Thursday, October 20, 2016
SHG: Lesley Gore: "You Don't Own Me"
Lesley Gore: “You Don’t Own Me”
Entered the chart on: 1/11/1964
Peaked on: 2/1/1964
Weeks at #2: 3
Song at #1: “I Want to Hold Your Hand” by the Beatles
I really don’t think you could ask for a more symbolic representation of Pop Music’s Changing of the Guard than just a glance of that top 2. Lesley Gore basically handed the baton to the Beatles, allowing them to lead the charge for the rest of the decade.
Not that Lesley Gore had trouble racking up hits after this. The likes of Connie Francis and Frankie Avalon would never visit the charts again, but Lesley was still a star on the rise.
The “girl group” sound was still big business in early ’64. Lesley was sort of a one-girl reduction of the style, only instead of the Angels’ tales of being in love with the “bad boy,” her early singles were all mini-dramas on teenage romance.
And then there’s this, her fourth single and second biggest hit, the one where she asked producer Quincy Jones (yes, that Quincy Jones!) to provide her with something she could sink her teeth into. And damn if he didn’t come up with the goods!

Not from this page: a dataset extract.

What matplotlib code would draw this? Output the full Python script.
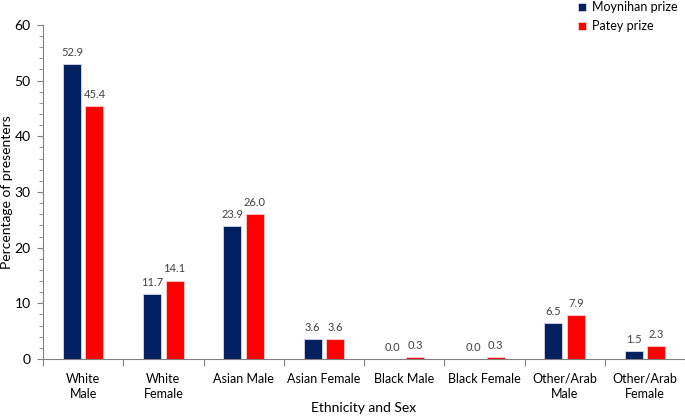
import matplotlib
matplotlib.use("Agg")
import matplotlib.pyplot as plt
import numpy as np
from matplotlib.ticker import MultipleLocator, FixedLocator, NullFormatter

categories = ["White\nMale", "White\nFemale", "Asian Male", "Asian Female",
              "Black Male", "Black Female", "Other/Arab\nMale", "Other/Arab\nFemale"]
moynihan = [52.9, 11.7, 23.9, 3.6, 0.0, 0.0, 6.5, 1.5]
patey = [45.4, 14.1, 26.0, 3.6, 0.3, 0.3, 7.9, 2.3]

plt.rcParams['font.family'] = ['Lato', 'DejaVu Sans']

fig = plt.figure(figsize=(6.85, 4.16), dpi=100)
ax = fig.add_axes([0.0628, 0.137, 0.9372, 0.803])

x = np.arange(len(categories))
w = 0.225
off = 0.14
b1 = ax.bar(x - off, moynihan, w, color='#002060', edgecolor='#d9d9e6', linewidth=0.6, label='Moynihan prize')
b2 = ax.bar(x + off, patey, w, color='#FF0000', edgecolor='#ffd0d0', linewidth=0.6, label='Patey prize')

for rects, vals in ((b1, moynihan), (b2, patey)):
    for r, v in zip(rects, vals):
        ax.text(r.get_x() + r.get_width() / 2, v + 1.1, f"{v:.1f}", ha='center', va='bottom',
                fontsize=8, color='#404040')

ax.set_xlim(-0.5, len(categories) - 0.5)
ax.set_ylim(0, 60)
ax.yaxis.set_major_locator(MultipleLocator(10))
ax.yaxis.set_minor_locator(MultipleLocator(2))
ax.xaxis.set_major_locator(FixedLocator(np.arange(-0.5, len(categories), 1.0)))
ax.xaxis.set_major_formatter(NullFormatter())
ax.xaxis.set_minor_locator(FixedLocator(x))
ax.set_xticklabels(categories, minor=True, linespacing=1.35)
ax.tick_params(axis='x', which='minor', length=0, labelsize=9, pad=10)
ax.tick_params(axis='x', which='major', length=5, direction='out', color='#808080')
ax.tick_params(axis='y', which='major', length=4, direction='out', labelsize=10, color='#808080', pad=5)
ax.tick_params(axis='y', which='minor', length=3, direction='out', color='#808080')

for s in ['top', 'right']:
    ax.spines[s].set_visible(False)
for s in ['left', 'bottom']:
    ax.spines[s].set_color('#808080')

fig.text(7 / 685, 0.5 * (0.137 + 0.94), 'Percentage of presenters', rotation=90,
         ha='center', va='center', fontsize=10)
fig.text((43 + 642 / 2) / 685, 1 - 408 / 416, 'Ethnicity and Sex', ha='center', va='center', fontsize=10)

fig.legend(handles=[b1, b2], loc='upper left', bbox_to_anchor=(0.842, 1.0), frameon=False, fontsize=9,
           handlelength=0.6, handleheight=0.6, handletextpad=0.5, labelspacing=0.55,
           borderaxespad=0.0, borderpad=0.1)

fig.savefig('out.png', dpi=100)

Much has been made of the lyrics of this song, a powerful statement of female independence. I could point out that two men wrote it but I really don’t want to burst your bubble. Besides, this is really good! It drags you in immediately with the dramatic three-note guitar hook laid over the staccato piano chord pattern.
Really, this is all about Lesley. She really proves she’s no lightweight here, singing-wise. There’s no less than two key changes, and she really goes for the jugular with her vocal in the refrain. And did I mention she was only seventeen when she sang this? Wow!
It’s easy with the benefit of hindsight to say something like this was inevitable from the future hostess of PBS’ LGBT affairs program In the Life but at the time, this must have had jaws on the floor. Who would have guessed that the cute girl next door who sang about who had who’s class ring had hidden depths? Speaking of hidden depths, there’s some Lesley Gore albums that collectors know about that the general public don’t: 1972’s Someplace Else Now (her stab at the nascent “singer-songwriter” genre) and 1976’s Love Me by Name (her reunion with Quincy Jones, a very sophisticated adult pop-soul album).
In the meantime, there’s this, perhaps the shiniest gold nugget in her 60s discography.